OCR for image documents

As of Recoll 1.43.3, the alternate Python rclimg.py handler can execute OCR on image files. The default image handler is the Perl-based rclimg script and has not been OCR-enabled. So, for performing image OCR, you need to tell Recoll to use the alternate handler and also to enable OCR by setting the imgocr variable.

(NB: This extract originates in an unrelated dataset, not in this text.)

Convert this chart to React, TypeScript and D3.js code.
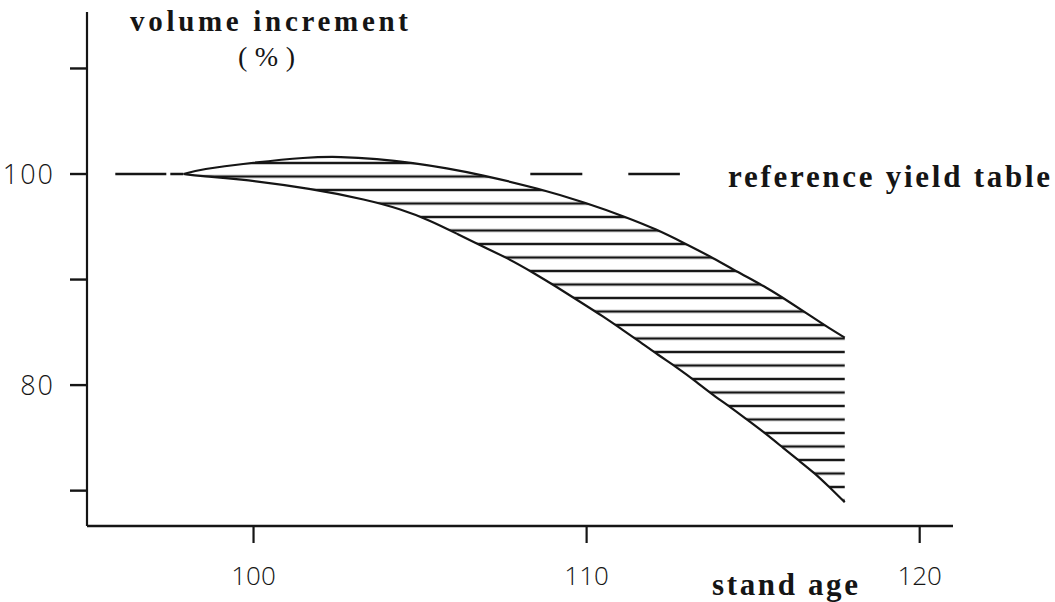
import React from "react";
import * as d3 from "d3";

// ---- data ----
const upperAge = [97.9, 98.4, 99.9, 101.6, 102.6, 103.7, 104.8, 105.8, 106.8, 108.6, 110.0, 111.2, 112.1, 112.9, 113.8, 114.6, 115.4, 116.1, 116.7, 117.3, 117.75];
const upperVal = [100.0, 100.45, 101.05, 101.6, 101.65, 101.45, 101.05, 100.55, 99.95, 98.6, 97.25, 95.9, 94.75, 93.5, 92.05, 90.6, 89.25, 87.85, 86.6, 85.35, 84.5];

const lowerAge = [97.9, 98.4, 99.4, 101.8, 103.4, 104.4, 105.3, 106.1, 106.8, 107.65, 108.4, 109.1, 109.8, 110.5, 111.05, 111.6, 112.15, 112.75, 113.3, 113.8, 114.35, 114.85, 115.4, 115.9, 116.35, 116.85, 117.3, 117.75];
const lowerVal = [100.0, 99.8, 99.6, 98.6, 97.55, 96.7, 95.6, 94.35, 93.25, 92.0, 90.65, 89.3, 87.9, 86.5, 85.3, 84.1, 82.85, 81.6, 80.3, 79.05, 77.85, 76.65, 75.35, 74.05, 72.9, 71.65, 70.3, 68.9];

const refAge = [95.85, 112.8];
const refValue = 100;

const xTicks = [100, 110, 120];
const yTicks = [70, 80, 90, 100, 110];
const yTickLabels = [100, 80];

const yTitle = ["volume increment", "(%)"];
const xTitle = "stand age";
const refLabel = "reference yield table";

export default function App() {
  const x = d3.scaleLinear().domain([95, 121]).range([87, 953]);
  const y = d3.scaleLinear().domain([66.65, 115.35]).range([526, 12]);

  const upper: [number, number][] = upperAge.map((a, i) => [a, upperVal[i]]);
  const lower: [number, number][] = lowerAge.map((a, i) => [a, lowerVal[i]]);

  const line = d3
    .line<[number, number]>()
    .x((d) => x(d[0]))
    .y((d) => y(d[1]))
    .curve(d3.curveBasis);

  const upperPath = line(upper) || "";
  const lowerPath = line(lower) || "";
  const lowerRev = line([...lower].reverse()) || "";
  const regionPath = upperPath + "L" + lowerRev.slice(1) + "Z";

  const refPath =
    d3.line<number>().x((a) => x(a)).y(() => y(refValue))(refAge) || "";

  const ink = "#151515";
  const sans = "'Open Sans', 'Liberation Sans', sans-serif";
  const serif = "'Liberation Serif', 'Times New Roman', serif";

  return (
    <svg
      width={1055}
      height={602}
      style={{ position: "absolute", left: 0, top: 0, background: "#fff" }}
    >
      <defs>
        <pattern
          id="hatch"
          patternUnits="userSpaceOnUse"
          x={0}
          y={163 - 6.75}
          width={1055}
          height={13.5}
        >
          <line x1={0} x2={1055} y1={6.75} y2={6.75} stroke={ink} strokeWidth={2.4} />
        </pattern>
      </defs>

      {/* axes */}
      <line x1={x(95)} x2={x(95)} y1={y(115.35)} y2={y(66.65)} stroke={ink} strokeWidth={2.2} />
      <line x1={x(95)} x2={x(121)} y1={y(66.65)} y2={y(66.65)} stroke={ink} strokeWidth={2.6} />

      {yTicks.map((t) => (
        <line key={"yt" + t} x1={x(95) - 17} x2={x(95)} y1={y(t)} y2={y(t)} stroke={ink} strokeWidth={2.4} />
      ))}
      {yTickLabels.map((t) => (
        <text
          key={"yl" + t}
          x={x(95) - 32}
          y={y(t) + 10}
          textAnchor="end"
          fontFamily={sans}
          fontWeight={300}
          fontSize={27}
          letterSpacing={2}
          fill={ink}
        >
          {t}
        </text>
      ))}

      {xTicks.map((t) => (
        <line key={"xt" + t} x1={x(t)} x2={x(t)} y1={y(66.65)} y2={y(66.65) + 17} stroke={ink} strokeWidth={2.2} />
      ))}
      {xTicks.map((t) => (
        <text
          key={"xl" + t}
          x={x(t)}
          y={585}
          textAnchor="middle"
          fontFamily={sans}
          fontWeight={300}
          fontSize={26}
          fill={ink}
        >
          {t}
        </text>
      ))}

      {/* hatched region */}
      <path d={regionPath} fill="url(#hatch)" stroke="none" />
      <path d={upperPath} fill="none" stroke={ink} strokeWidth={2.2} />
      <path d={lowerPath} fill="none" stroke={ink} strokeWidth={2.2} />

      {/* reference yield table line */}
      <path
        d={refPath}
        fill="none"
        stroke={ink}
        strokeWidth={2.4}
        strokeDasharray="51 4 13 347 52 46 52 60"
      />

      {/* titles */}
      <text x={130} y={31} fontFamily={serif} fontWeight={700} fontSize={29} textLength={278} lengthAdjust="spacing" fill={ink}>
        {yTitle[0]}
      </text>
      <text x={238} y={66} fontFamily={serif} fontWeight={400} fontSize={28} textLength={57} lengthAdjust="spacing" fill={ink}>
        {yTitle[1]}
      </text>
      <text x={728} y={187} fontFamily={serif} fontWeight={700} fontSize={31} textLength={322} lengthAdjust="spacing" fill={ink}>
        {refLabel}
      </text>
      <text x={712} y={595} fontFamily={serif} fontWeight={700} fontSize={31} textLength={146} lengthAdjust="spacing" fill={ink}>
        {xTitle}
      </text>
    </svg>
  );
}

If you are running an older Recoll release, you can grab an up to date copy of rclimg.py from the git repository. You will have to copy it to the Recoll filters/ directory and make it executable. The script needs to run from the installation directory because of how it runs the OCR script.

Example configuration:

In $RECOLL_CONFDIR/mimeconf (e.g. ~/.recoll/mimeconf):

[index]
image/gif = execm rclimg.py
image/jp2 = execm rclimg.py
image/jpeg = execm rclimg.py
image/png = execm rclimg.py
image/tiff = execm rclimg.py
image/x-nikon-nef = execm rclimg.py
image/x-xcf = execm rclimg.py

Of course you can also only use a subset of the image types.

In $RECOLL_CONFDIR/recoll.conf:

ocrprogs = tesseract
tesseractlang = eng
[/path/to/my/images/directory]          
imgocr = 1